A project called Our School at Blair Grocery (OSBG) encourages people around the country to acknowledge the remaining challenges this community faces and address them head on. According to OSBG, “Officially, our mission is to create a resource rich safe space for sustainable community development and youth empowerment. That means working with young people to create a new community-based economic landscape, where matrixes of opportunities exist and spaces for young people to discover their role in bettering their community are ubiquitous.”
In order to achieve this lofty goal, OSBG has taken the strategic approach of food justice and youth empowerment. They recognize that “food is a central pillar to any thriving local community: the sustenance on which people come together, exchanges are made, and relationships are built.” Our School of Blair Grocery operates a one-acre urban farm in the Lower Ninth Ward of New Orleans. Aside from seasonal produce that is sourced primarily within the neighborhood, a large portion of the land is dedicated to growing arugula, which is in high demand in upscale restaurants around New Orleans. The farm is legally zoned in the city limits and has 20 goats, 20 chickens, and a beloved pig, Rupert. They grow chemical free in self-composted soil, and they deliver the same day they harvest. As a result, the quality of their arugula is considered the best, and selling it generates considerable financial support. With this, they funnel the money back into the project to pay youth in the neighborhood to work and learn with them in a weekly afterschool program and subsidize the cost of the produce they sell to the neighborhood to compete with the prices of nearby grocery stores.

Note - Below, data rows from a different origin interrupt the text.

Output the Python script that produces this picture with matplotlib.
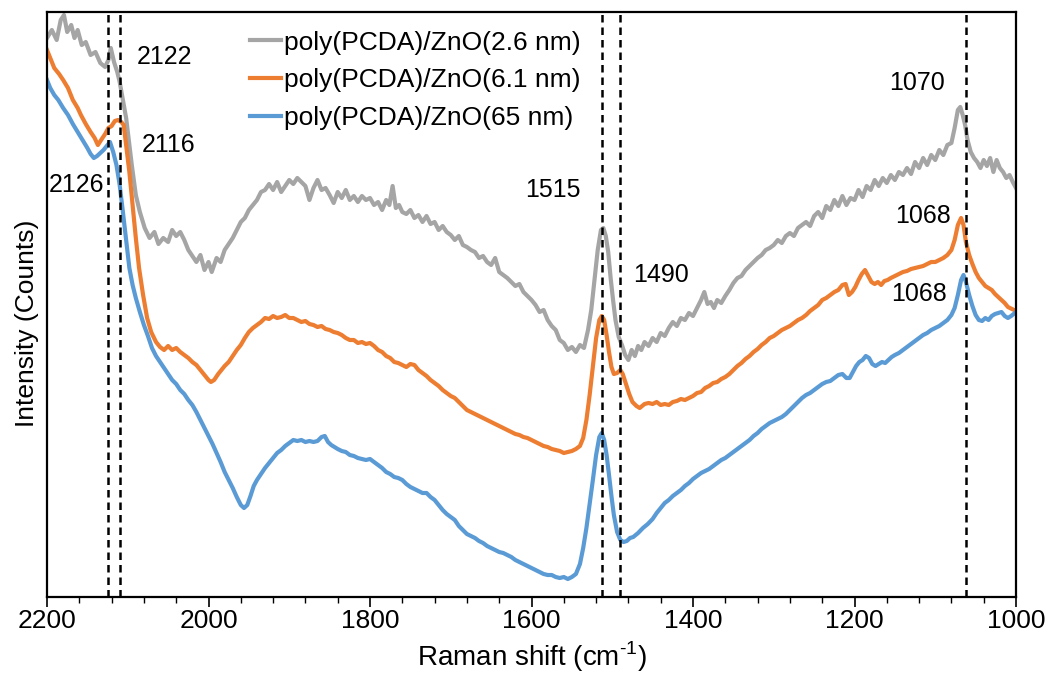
import matplotlib
matplotlib.use("Agg")
import matplotlib.pyplot as plt
from matplotlib.ticker import MultipleLocator

plt.rcParams["font.family"] = ["Liberation Sans", "DejaVu Sans"]
plt.rcParams["mathtext.fontset"] = "custom"
plt.rcParams["mathtext.rm"] = "Liberation Sans"

# Raman spectra (intensity in arbitrary counts)
gray_x = [2200, 2194, 2188, 2183, 2179, 2175, 2170, 2166, 2162, 2157, 2152, 2146, 2140, 2134,
          2128, 2124, 2121, 2117, 2113, 2110, 2106, 2102, 2098, 2095, 2090, 2085, 2079, 2073,
          2067, 2062, 2056, 2050, 2045, 2040, 2035, 2030, 2025, 2020, 2015, 2010, 2005, 2000,
          1996, 1990, 1985, 1980, 1975, 1970, 1965, 1960, 1955, 1950, 1945, 1940, 1935, 1930,
          1925, 1920, 1915, 1910, 1905, 1900, 1895, 1890, 1885, 1880, 1875, 1870, 1865, 1860,
          1855, 1850, 1845, 1840, 1835, 1830, 1825, 1820, 1815, 1810, 1805, 1800, 1795, 1790,
          1785, 1780, 1776, 1772, 1768, 1764, 1760, 1755, 1750, 1745, 1740, 1735, 1730, 1725,
          1720, 1715, 1710, 1705, 1700, 1695, 1690, 1685, 1680, 1675, 1670, 1665, 1660, 1655,
          1650, 1645, 1640, 1635, 1630, 1625, 1620, 1615, 1610, 1605, 1600, 1595, 1590, 1585,
          1580, 1575, 1570, 1565, 1560, 1555, 1550, 1545, 1540, 1535, 1530, 1526, 1522, 1518,
          1514, 1511, 1508, 1505, 1502, 1499, 1496, 1492, 1488, 1484, 1480, 1476, 1472, 1468,
          1464, 1460, 1455, 1450, 1445, 1440, 1435, 1430, 1425, 1420, 1415, 1410, 1405, 1400,
          1395, 1390, 1386, 1382, 1378, 1374, 1370, 1365, 1360, 1355, 1350, 1345, 1340, 1335,
          1330, 1325, 1320, 1315, 1310, 1305, 1300, 1295, 1290, 1285, 1280, 1275, 1270, 1265,
          1260, 1255, 1250, 1245, 1240, 1235, 1230, 1225, 1220, 1215, 1210, 1205, 1200, 1195,
          1190, 1185, 1180, 1175, 1170, 1165, 1160, 1155, 1150, 1145, 1140, 1135, 1130, 1125,
          1120, 1115, 1110, 1105, 1100, 1095, 1090, 1085, 1080, 1076, 1072, 1069, 1066, 1063,
          1060, 1056, 1052, 1048, 1044, 1040, 1036, 1032, 1028, 1024, 1020, 1016, 1012, 1008,
          1004, 1000]
gray_y = [559, 567, 557, 577, 582, 565, 572, 559, 567, 552, 555, 542, 545, 534,
          530, 537, 549, 535, 525, 515, 497, 479, 452, 432, 402, 385, 369, 359,
          365, 353, 359, 355, 367, 361, 365, 357, 347, 341, 335, 342, 327, 335,
          325, 339, 335, 347, 353, 359, 367, 375, 379, 387, 392, 397, 405, 407,
          413, 407, 415, 405, 411, 417, 413, 419, 415, 411, 397, 409, 417, 407,
          409, 402, 394, 405, 399, 407, 397, 401, 395, 401, 397, 399, 392, 395,
          387, 397, 392, 411, 389, 392, 385, 383, 387, 379, 382, 375, 381, 373,
          375, 367, 371, 365, 362, 357, 361, 352, 350, 347, 345, 339, 341, 335,
          332, 339, 325, 322, 319, 315, 311, 313, 305, 301, 297, 292, 285, 287,
          277, 271, 267, 257, 254, 247, 250, 245, 252, 249, 267, 287, 317, 347,
          367, 369, 361, 345, 319, 297, 277, 260, 252, 242, 237, 247, 241, 251,
          247, 255, 251, 259, 255, 264, 261, 269, 275, 271, 279, 277, 284, 281,
          289, 297, 305, 293, 295, 289, 297, 294, 301, 307, 314, 319, 321, 327,
          331, 335, 339, 342, 347, 349, 352, 357, 354, 361, 364, 361, 369, 372,
          375, 371, 381, 385, 379, 391, 387, 397, 391, 401, 392, 399, 397, 407,
          400, 411, 407, 417, 411, 419, 414, 422, 417, 425, 422, 429, 423, 435,
          429, 439, 432, 442, 437, 447, 442, 452, 454, 469, 487, 490, 482, 472,
          457, 445, 439, 435, 429, 437, 431, 439, 425, 437, 429, 425, 419, 422,
          415, 409]

orange_x = [2200, 2196, 2191, 2185, 2180, 2174, 2168, 2162, 2158, 2152, 2146, 2141, 2137, 2133,
            2128, 2124, 2120, 2116, 2112, 2108, 2105, 2102, 2098, 2094, 2090, 2086, 2081, 2076,
            2071, 2065, 2060, 2055, 2050, 2045, 2040, 2035, 2030, 2025, 2020, 2015, 2010, 2005,
            2000, 1997, 1993, 1988, 1984, 1980, 1975, 1970, 1965, 1960, 1955, 1950, 1945, 1940,
            1935, 1930, 1925, 1920, 1915, 1910, 1905, 1900, 1895, 1890, 1885, 1880, 1875, 1870,
            1865, 1860, 1855, 1850, 1845, 1840, 1835, 1830, 1825, 1820, 1815, 1810, 1805, 1800,
            1795, 1790, 1785, 1780, 1775, 1770, 1765, 1760, 1755, 1750, 1745, 1740, 1735, 1730,
            1725, 1720, 1715, 1710, 1705, 1700, 1695, 1690, 1685, 1680, 1675, 1670, 1665, 1660,
            1655, 1650, 1645, 1640, 1635, 1630, 1625, 1620, 1615, 1610, 1605, 1600, 1595, 1590,
            1585, 1580, 1575, 1570, 1565, 1560, 1555, 1550, 1545, 1540, 1536, 1532, 1528, 1524,
            1520, 1516, 1513, 1510, 1507, 1504, 1501, 1498, 1494, 1490, 1487, 1483, 1479, 1475,
            1470, 1466, 1460, 1455, 1450, 1445, 1440, 1435, 1430, 1425, 1420, 1415, 1410, 1405,
            1400, 1395, 1390, 1385, 1380, 1375, 1370, 1365, 1360, 1355, 1350, 1345, 1340, 1335,
            1330, 1325, 1320, 1315, 1310, 1305, 1300, 1295, 1290, 1285, 1280, 1275, 1270, 1265,
            1260, 1255, 1250, 1245, 1240, 1235, 1230, 1225, 1220, 1215, 1211, 1207, 1203, 1199,
            1195, 1191, 1187, 1183, 1179, 1175, 1171, 1167, 1163, 1159, 1155, 1150, 1145, 1140,
            1135, 1130, 1125, 1120, 1115, 1110, 1105, 1100, 1095, 1090, 1085, 1080, 1076, 1072,
            1068, 1065, 1062, 1058, 1054, 1050, 1046, 1042, 1038, 1034, 1030, 1026, 1022, 1018,
            1014, 1010, 1005, 1000]
orange_y = [547, 539, 529, 523, 517, 509, 497, 489, 482, 473, 465, 459, 452, 457,
            463, 469, 471, 476, 477, 475, 472, 452, 425, 392, 359, 329, 302, 279,
            265, 255, 250, 247, 251, 247, 249, 245, 242, 239, 235, 232, 227, 222,
            217, 215, 217, 223, 227, 231, 235, 241, 247, 252, 259, 265, 269, 272,
            275, 279, 278, 281, 279, 280, 282, 279, 279, 277, 275, 276, 273, 272,
            270, 271, 268, 267, 265, 264, 262, 259, 257, 257, 254, 255, 253, 254,
            251, 247, 245, 241, 239, 235, 234, 232, 230, 233, 232, 227, 224, 221,
            217, 214, 211, 207, 204, 201, 199, 195, 191, 187, 185, 183, 181, 179,
            177, 175, 173, 171, 169, 167, 165, 163, 162, 160, 159, 157, 155, 153,
            151, 150, 148, 147, 146, 144, 145, 146, 148, 151, 159, 177, 202, 231,
            259, 277, 281, 277, 262, 245, 230, 223, 224, 227, 223, 213, 203, 195,
            191, 189, 193, 194, 193, 195, 192, 193, 192, 195, 196, 198, 197, 199,
            201, 204, 205, 209, 211, 214, 215, 218, 220, 223, 227, 231, 234, 238,
            241, 245, 248, 252, 255, 259, 261, 264, 267, 269, 271, 274, 277, 279,
            282, 286, 289, 292, 297, 299, 302, 305, 307, 312, 313, 302, 305, 310,
            317, 323, 327, 321, 315, 313, 315, 312, 316, 317, 319, 321, 323, 325,
            326, 328, 329, 330, 331, 333, 335, 335, 337, 339, 342, 347, 357, 372,
            379, 372, 355, 342, 333, 325, 319, 315, 311, 309, 307, 303, 300, 297,
            294, 290, 288, 286]

blue_x = [2200, 2196, 2191, 2186, 2180, 2174, 2168, 2162, 2156, 2150, 2146, 2142, 2138, 2134,
          2130, 2126, 2122, 2118, 2114, 2110, 2106, 2102, 2098, 2094, 2090, 2085, 2080, 2075,
          2070, 2065, 2060, 2055, 2050, 2045, 2040, 2035, 2030, 2025, 2020, 2015, 2010, 2005,
          2000, 1995, 1990, 1985, 1980, 1975, 1970, 1965, 1960, 1956, 1952, 1948, 1944, 1940,
          1935, 1930, 1925, 1920, 1915, 1910, 1905, 1900, 1895, 1890, 1885, 1880, 1875, 1870,
          1865, 1860, 1856, 1852, 1848, 1844, 1840, 1835, 1830, 1825, 1820, 1815, 1810, 1805,
          1800, 1795, 1790, 1785, 1780, 1775, 1770, 1765, 1760, 1755, 1750, 1745, 1740, 1735,
          1730, 1725, 1720, 1715, 1710, 1705, 1700, 1695, 1690, 1685, 1680, 1675, 1670, 1665,
          1660, 1655, 1650, 1645, 1640, 1635, 1630, 1625, 1620, 1615, 1610, 1605, 1600, 1595,
          1590, 1585, 1580, 1575, 1570, 1565, 1560, 1555, 1550, 1545, 1540, 1536, 1532, 1528,
          1524, 1520, 1516, 1513, 1510, 1507, 1504, 1501, 1498, 1494, 1490, 1486, 1482, 1478,
          1474, 1468, 1462, 1456, 1450, 1445, 1440, 1435, 1430, 1425, 1420, 1415, 1410, 1405,
          1400, 1395, 1390, 1385, 1380, 1375, 1370, 1365, 1360, 1355, 1350, 1345, 1340, 1335,
          1330, 1325, 1320, 1315, 1310, 1305, 1300, 1295, 1290, 1285, 1280, 1275, 1270, 1265,
          1260, 1255, 1250, 1245, 1240, 1235, 1230, 1225, 1220, 1215, 1210, 1206, 1202, 1198,
          1194, 1190, 1186, 1182, 1178, 1174, 1170, 1166, 1162, 1158, 1154, 1150, 1145, 1140,
          1135, 1130, 1125, 1120, 1115, 1110, 1105, 1100, 1095, 1090, 1085, 1080, 1076, 1072,
          1068, 1065, 1062, 1058, 1054, 1050, 1046, 1042, 1038, 1034, 1030, 1026, 1022, 1018,
          1014, 1010, 1006, 1003, 1000]
blue_y = [517, 509, 502, 497, 489, 482, 473, 465, 457, 449, 443, 439, 441, 444,
          447, 451, 455, 445, 432, 412, 385, 357, 329, 312, 299, 285, 272, 261,
          249, 241, 235, 229, 223, 217, 213, 207, 203, 197, 192, 185, 177, 169,
          161, 153, 144, 135, 125, 117, 109, 100, 92, 89, 92, 101, 111, 117,
          123, 129, 134, 139, 144, 147, 151, 154, 157, 156, 157, 155, 156, 155,
          156, 160, 161, 155, 152, 150, 148, 146, 145, 142, 141, 139, 138, 137,
          138, 135, 132, 129, 125, 123, 120, 119, 117, 113, 110, 108, 106, 104,
          104, 100, 97, 92, 87, 83, 80, 77, 71, 67, 63, 61, 59, 56,
          54, 51, 49, 47, 45, 44, 42, 40, 37, 35, 33, 31, 29, 27,
          25, 23, 22, 22, 20, 19, 20, 18, 20, 23, 33, 49, 69, 93,
          117, 142, 160, 164, 157, 142, 122, 101, 82, 65, 57, 55, 56, 59,
          60, 64, 69, 73, 78, 84, 89, 94, 97, 101, 104, 107, 111, 114,
          118, 121, 124, 126, 128, 131, 134, 137, 139, 142, 145, 148, 151, 154,
          157, 161, 164, 168, 171, 174, 176, 178, 180, 183, 187, 191, 195, 199,
          202, 204, 207, 210, 213, 215, 216, 219, 222, 223, 219, 219, 225, 231,
          235, 237, 241, 239, 233, 231, 233, 235, 234, 237, 240, 242, 244, 247,
          250, 253, 256, 259, 262, 264, 267, 269, 271, 274, 277, 282, 289, 302,
          317, 322, 315, 302, 291, 282, 277, 276, 279, 277, 281, 283, 284, 285,
          281, 279, 281, 283, 285]

series_labels = ["poly(PCDA)/ZnO(2.6 nm)", "poly(PCDA)/ZnO(6.1 nm)", "poly(PCDA)/ZnO(65 nm)"]
series_colors = ["#A5A5A5", "#ED7D31", "#5B9BD5"]

peak_lines = [2125, 2109, 1513, 1490, 1062]
peak_labels = ["2122", "2116", "2126", "1515", "1490", "1070", "1068", "1068"]
peak_label_x = [2054, 2050, 2164, 1573, 1440, 1123, 1115, 1120]
peak_label_y = [540, 452, 412, 407, 322, 514, 381, 303]

fig = plt.figure(figsize=(10.57, 6.80), dpi=100)
ax = fig.add_axes([47 / 1057, 1 - 597 / 680, 969 / 1057, 585 / 680])

for xs, ys, lab, col in zip([gray_x, orange_x, blue_x], [gray_y, orange_y, blue_y],
                            series_labels, series_colors):
    ax.plot(xs, ys, color=col, lw=3.0, label=lab, solid_joinstyle="round")

for p in peak_lines:
    ax.axvline(p, color="black", lw=1.8, ls=(0, (3, 2)), zorder=3)

for t, x, y in zip(peak_labels, peak_label_x, peak_label_y):
    ax.text(x, y, t, fontsize=18, ha="center", va="center")

ax.set_xlim(2200, 1000)
ax.set_ylim(0, 585)
ax.set_yticks([])
ax.xaxis.set_major_locator(MultipleLocator(200))
ax.xaxis.set_minor_locator(MultipleLocator(40))
ax.tick_params(axis="x", which="major", direction="out", length=7, width=1.2,
               labelsize=19, pad=2)
ax.tick_params(axis="x", which="minor", direction="out", length=4, width=1.0)
for s in ax.spines.values():
    s.set_linewidth(1.6)

ax.set_xlabel(r"Raman shift (cm$^{\text{-1}}$)", fontsize=20, labelpad=4)
ax.set_ylabel("Intensity (Counts)", fontsize=19, labelpad=6)
ax.yaxis.set_label_coords(-0.008, 0.467)

ax.legend(loc="upper left", bbox_to_anchor=(0.209, 0.968), frameon=False,
          fontsize=19, handlelength=1.2, handletextpad=0.1, labelspacing=0.52,
          borderpad=0, borderaxespad=0)

fig.savefig("out.png", dpi=100)
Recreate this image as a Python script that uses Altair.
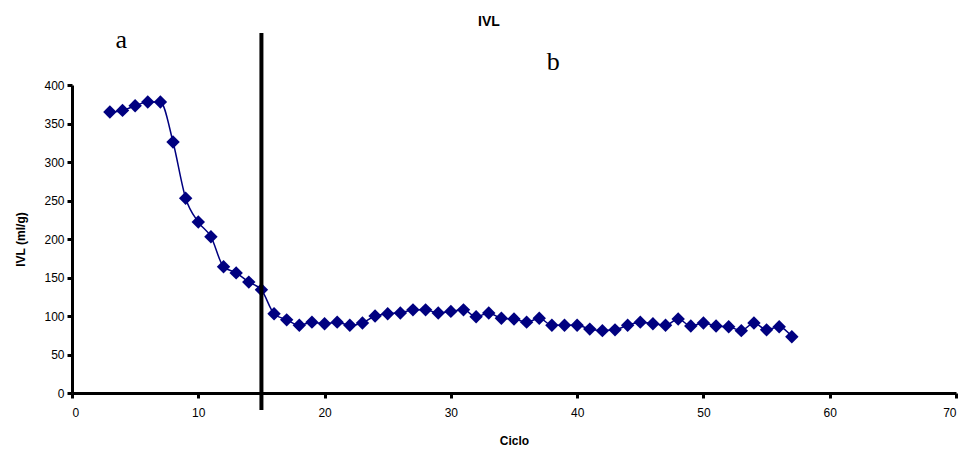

Unfortunately, OSBG is currently unable to run its afterschool program in full swing due to a recent building closure. The building that served as their headquarters, classroom, and living space is in need of major renovations. Changes in zoning variance, along with the general deterioration of the building, have put them out of compliance with zoning laws, disallowing use of the space in any way. Until the renovations are completed, which are estimated at around $70,000, OSBG is largely crippled in its ability to function on a day-to-day basis, let alone expand, scale, document, and replicate their model. In addiction, pursuing funds to complete renovations in the nonprofit sector has proven to be extremely difficult. Aside from the bad grant climate, there are simply next to no grants with the purpose of improving organizational infrastructure, let alone for something as seemingly un-miraculous as renovating a building.
The news is not at all bad though. OSBG is looking at the current lack of development in their neighborhood on the eve of the 10th anniversary of Katrina as an “opportune moment to commemorate the past and look opportunistically to the future.” By happenstance, they met internationally famed artist Swoon, who saw the transformative potential of their project. According to a press release from OSBG, “she believed we could organize a gallery event in New York to raise funds for our project; showcasing her art and the art of others during hurricane Katrina’s 10th birthday while verbally committing to donate artwork if we could organize the event. Several of our staff members are from New York, along with many of our supporters.”
So on Friday, July 17th, an art sale and auction featuring unique art donated by Swoon will be held at Superchief Gallery in Brooklyn. All proceeds will go to expanding Our School at Blair Grocery. With help from the auction, OSBG “can build a space even better than we had before: one that encourages students to think creatively, and one that gives them access to the important physical infrastructures of empowerment.”